Davacı vekili, müvekkili ile davalı …’nın dava dışı … Alaşımları Sanayi ve Ticaret Ltd. Şti. (Eski Ünvanı … Pazarlama San. Tic. Ltd. Şti.) nin Türkiye İş Bankasından kullandığı krediye kefil olduklarını, adı geçen davalının ayrıca bu kredi için ipotek verdiğini, ipotekli taşınmazın 3. kişi olan diğer davalı …’na devredildiğini, kredinin asıl borçlu şirket tarafından ödenmediğini, kredi alacaklısı bankanın uyarı ve teklifi ile icra takibine düşmek istemeyen müvekkilinin, kredi borcunun tamamını kapattığını, bu sebeple alacaklı bankanın kredi alacağını müvekkiline temlik ettiğini, kredi alacağını temlik alan müvekkilinin kredi temliki ile birlikte kredinin teminatı olan ipoteği paraya çevirme haklarını da temlik aldığını, bu hakkın kullanılabilmesi için girişilen ipoteğin paraya çevrilmesi yolu ile takibe davalıların haksız olarak itiraz ettiklerini iddia ederek itirazın iptaline ve icra inkar tazminatına hükmolunmasını talep ve dava etmiştir.
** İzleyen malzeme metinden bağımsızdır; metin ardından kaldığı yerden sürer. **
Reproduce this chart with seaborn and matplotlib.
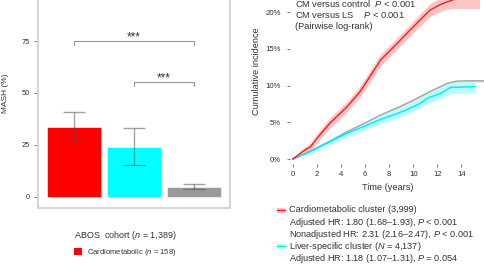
import numpy as np
import pandas as pd
import matplotlib
matplotlib.use("Agg")
import matplotlib.pyplot as plt
from matplotlib.patches import Patch, Rectangle
from matplotlib.lines import Line2D
import seaborn as sns

# ---------------- data ----------------
bar_groups = ["Cardiometabolic", "Liver-specific", "Control"]
bar_values = [33.7, 24.0, 4.8]
bar_err_low = [26.0, 15.5, 3.7]
bar_err_high = [40.9, 33.2, 6.1]
bar_colors = ["#FF0000", "#00FFFF", "#9A9A9A"]
bar_legend_labels = ["Cardiometabolic ($n$ = 158)", "Liver-specific ($n$ = 88)",
                     "Control ($n$ = 1,143)"]
bar_legend_title = "ABOS  cohort ($n$ = 1,389)"
bar_yticks = [0, 25, 50, 75]

cm_time = [0, 0.5, 0.9, 1.5, 2.0, 3.1, 4.5, 5.6, 6.2, 7.3, 8.7, 10.0, 11.4, 12.2, 12.8, 13.5, 14.5, 15.5]
cm_inc = [0, 0.6, 1.1, 1.7, 2.8, 4.9, 7.1, 9.2, 10.7, 13.5, 15.8, 18.0, 20.3, 21.0, 21.4, 21.8, 21.9, 21.9]
cm_lo = [0, 0.3, 0.7, 1.2, 2.2, 4.2, 6.4, 8.5, 9.9, 12.7, 15.0, 17.2, 19.4, 20.0, 20.4, 20.5, 20.5, 20.5]
cm_hi = [0, 0.9, 1.5, 2.2, 3.4, 5.6, 7.8, 9.9, 11.5, 14.3, 16.6, 18.8, 21.2, 21.9, 22.4, 23.0, 23.2, 23.2]

ctl_time = [0, 1, 2, 3, 4.5, 6, 7.3, 8.7, 10.0, 11.4, 12.3, 12.8, 13.6, 14.5, 16.0]
ctl_inc = [0, 0.7, 1.5, 2.3, 3.7, 4.9, 6.0, 7.0, 8.0, 9.2, 9.9, 10.3, 10.6, 10.65, 10.65]

ls_time = [0, 1, 1.7, 3, 4.5, 6, 7.3, 8.7, 10.0, 10.6, 11.2, 12.3, 13.1, 14.0, 15.15]
ls_inc = [0, 0.7, 1.2, 2.3, 3.5, 4.5, 5.4, 6.2, 7.1, 7.6, 8.3, 8.95, 9.75, 9.8, 9.85]
ls_lo = [0, 0.5, 0.9, 1.9, 3.0, 4.0, 4.8, 5.6, 6.5, 7.0, 7.6, 8.2, 8.9, 8.95, 8.95]
ls_hi = [0, 0.9, 1.5, 2.7, 4.0, 5.0, 6.0, 6.9, 7.8, 8.3, 9.0, 9.8, 10.5, 10.5, 10.5]

km_xticks = [0, 2, 4, 6, 8, 10, 12, 14]
km_yticks = [0, 5, 10, 15, 20]
pval_lines = ["CM versus control  $P$ < 0.001",
              "CM versus LS    $P$ < 0.001",
              "(Pairwise log-rank)"]
km_legend_labels = ["Cardiometabolic cluster (3,999)",
                    "Adjusted HR: 1.80 (1.68–1.93), $P$ < 0.001",
                    "Nonadjusted HR: 2.31 (2.16–2.47), $P$ < 0.001",
                    "Liver-specific cluster ($N$ = 4,137)",
                    "Adjusted HR: 1.18 (1.07–1.31), $P$ = 0.054"]
km_legend_keys = ["CM", None, None, "LS", None]

# ---------------- style ----------------
sns.set_style("white")
plt.rcParams["font.family"] = ["Liberation Sans", "DejaVu Sans"]
plt.rcParams["mathtext.fontset"] = "custom"
plt.rcParams["mathtext.it"] = "Liberation Sans:italic"
plt.rcParams["mathtext.rm"] = "Liberation Sans"
TXT = "#333333"
line_colors = {"Control": "#A6A6A6", "LS": "#00E8F0", "CM": "#FF1A1A"}
band_colors = {"Control": "#DDDDDD", "LS": "#B8FCFC", "CM": "#FFC4C4"}

W, H = 485, 264
fig = plt.figure(figsize=(W / 100, H / 100), dpi=100)

def px_rect(l, t, r, b):
    return [l / W, 1 - b / H, (r - l) / W, (b - t) / H]

# ---------------- left: bar chart ----------------
ax1 = fig.add_axes(px_rect(38, -22, 230, 208))
df_bar = pd.DataFrame({"group": bar_groups, "value": bar_values})
sns.barplot(data=df_bar, x="group", y="value", hue="group", palette=bar_colors,
            order=bar_groups, hue_order=bar_groups, errorbar=None, width=0.9,
            legend=False, ax=ax1, saturation=1, edgecolor="white", linewidth=0.4)
xpos = np.arange(len(bar_groups))
vals = np.array(bar_values)
yerr = np.vstack([vals - np.array(bar_err_low), np.array(bar_err_high) - vals])
ax1.errorbar(xpos, vals, yerr=yerr, fmt="none", ecolor="#555555", alpha=0.55,
             elinewidth=1.0, capsize=8.2, capthick=1.0)
ax1.set_xlim(-0.6, 2.6)
ax1.set_ylim(-5.3, 105.3)
ax1.set_yticks(bar_yticks)
ax1.set_xticks([])
ax1.set_xlabel("")
ax1.set_ylabel("MASH (%)", fontsize=6.0, color=TXT, va="center")
ax1.yaxis.set_label_coords(-0.169, 0.5)
ax1.tick_params(axis="y", length=3, width=0.7, color="#777777", pad=2.5,
                labelsize=5.4, labelcolor=TXT, left=True)
for sp in ax1.spines.values():
    sp.set_color("#D4D4D4")
    sp.set_linewidth(1.4)

# significance brackets
def bracket(i, j, y, drop, ax):
    ax.plot([xpos[i], xpos[i], xpos[j], xpos[j]], [y - drop, y, y, y - drop],
            color="#9A9A9A", lw=0.8)
    ax.text((xpos[i] + xpos[j]) / 2, y + 0.3, "***", ha="center", va="baseline",
            fontsize=8.5, color=TXT)
bracket(0, 2, 75.1, 1.8, ax1)
bracket(1, 2, 55.1, 1.8, ax1)

handles1 = [Patch(facecolor=c, edgecolor="none") for c in bar_colors]
leg1 = fig.legend(handles1, bar_legend_labels, title=bar_legend_title,
                  loc="upper left", bbox_to_anchor=(74 / W, 1 - 229 / H),
                  frameon=False, fontsize=5.5, title_fontsize=6.5,
                  handlelength=1.1, handleheight=1.1, handletextpad=0.6,
                  labelspacing=0.7, borderpad=0, borderaxespad=0, alignment="left")
for t in leg1.get_texts():
    t.set_color(TXT)
leg1.get_title().set_color(TXT)

# ---------------- right: cumulative incidence ----------------
ax2 = fig.add_axes(px_rect(290, -22, 485.5, 164))
df_km = pd.concat([
    pd.DataFrame({"t": ctl_time, "inc": ctl_inc, "grp": "Control"}),
    pd.DataFrame({"t": ls_time, "inc": ls_inc, "grp": "LS"}),
    pd.DataFrame({"t": cm_time, "inc": cm_inc, "grp": "CM"}),
])
ax2.fill_between(ctl_time, np.array(ctl_inc) - 0.15, np.array(ctl_inc) + 0.15,
                 color=band_colors["Control"], lw=0)
ax2.fill_between(ls_time, ls_lo, ls_hi, color=band_colors["LS"], lw=0)
ax2.fill_between(cm_time, cm_lo, cm_hi, color=band_colors["CM"], lw=0)
sns.lineplot(data=df_km, x="t", y="inc", hue="grp", palette=line_colors,
             estimator=None, sort=False, legend=False, lw=1.0, ax=ax2)
ax2.set_xlim(-0.22, 16.0)
ax2.set_ylim(-0.68, 24.66)
ax2.set_xticks(km_xticks)
ax2.set_yticks(km_yticks)
ax2.set_yticklabels([f"{v}%" for v in km_yticks])
for sp in ax2.spines.values():
    sp.set_visible(False)
ax2.tick_params(axis="both", length=2.5, width=0.7, color="#777777",
                labelsize=5.6, labelcolor=TXT, bottom=True, left=True)
ax2.tick_params(axis="y", pad=4)
ax2.tick_params(axis="x", pad=2.5)
ax2.set_xlabel("Time (years)", fontsize=6.6, color=TXT, labelpad=4)
ax2.set_ylabel("Cumulative incidence", fontsize=6.6, color=TXT, va="center")
ax2.yaxis.set_label_coords(-0.169, 0.5)

for k, line in enumerate(pval_lines):
    fig.text(295 / W, 1 - (3.5 + 11.6 * k) / H, line, ha="left", va="center",
             fontsize=6.7, color=TXT)

# legend block below the curves (rows of text with keys)
for k, (lab, key) in enumerate(zip(km_legend_labels, km_legend_keys)):
    yc = 210 + 12.1 * k
    fig.text(289 / W, 1 - (yc + 2.5) / H, lab, ha="left", va="baseline",
             fontsize=6.6, color=TXT)
    if key is not None:
        fig.add_artist(Rectangle((277 / W, 1 - (yc + 2.5) / H), 8 / W, 5 / H,
                                 transform=fig.transFigure,
                                 facecolor=band_colors[key], edgecolor="none"))
        fig.add_artist(Line2D([277 / W, 285 / W], [1 - yc / H, 1 - yc / H],
                              transform=fig.transFigure,
                              color=line_colors[key], lw=1.0))

fig.savefig("out.png", dpi=100)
Davalılar vekili cevabında, ipotekli taşınmazı devir alan müvekkili …’nun başkasının borcu için ipotek veren üçüncü şahıs konumunda olup, dava konusu kredi borcundan şahsen sorumlu olmadığı, TMK 887 maddesi uyarınca borcun müvekkili için muaccel hale gelmesi için icra takibinden önce davalıya muacceliyet ihbarı yapılması gerektiğini, davalıya muacceliyet ihbarı gönderilmediğini, davalı …’nın ipotekle yükümlü taşınmazı 22.01.2009 tarihinde diğer davalı …’ya sattığını bu nedenle kendisine husumet yöneltilemeyeceğini, kredi sözleşmesinin geçersiz olduğunu, ipoteğin teminat altına aldığı kredi borcu ödenmekle ipoteğin kaldırılması gerekirken davacının sanki borçtan sorumlu olmayan üçüncü bir sahısmış gibi alacağı temlik aldığını, alacakla beraber alacağın teminatı olan ipoteğinde kendisine geçtiğinde bahisle müvekkilleri hakkında takip başlatıp, itiraz üzerine dava açmasının haksız olduğunu savunarak davanın reddini istemiştir.
Mahkemece iddia, savunma, toplanan delillere ve benimsenen bilirkişi raporuna göre davalı …’nın dava dışı şirketin kullandığı kredinin teminatı olarak taşınmazı üzerine ipotek tesis ettirdiği, taşınmazın daha sonra diğer davalı …’ya satıldığı, davacının kredi sözleşmesinde şahsen kefil ve borçlu olduğu, somut olayda rücu şartlarının oluşmadığı gerekçesi ile davanın reddine karar verilmiş, hüküm davacı vekili tarafından temyiz edilmiştir.
Dosyadaki yazılara kararın dayandığı delillerle gerektirici sebeplere ve özellikle TMK’nun 887. maddesi uyarınca borçtan şahsen sorumlu olmayan davalı ipotek yükümlüsü …’na takipten önce ihtar çekilmemiş olmasına göre, davacı vekilinin yerinde görülmeyen bütün temyiz itirazlarının reddiyle usul ve kanuna uygun bulunan hükmün ONANMASINA, 28.11.2013 gününde oybirliğiyle karar verildi.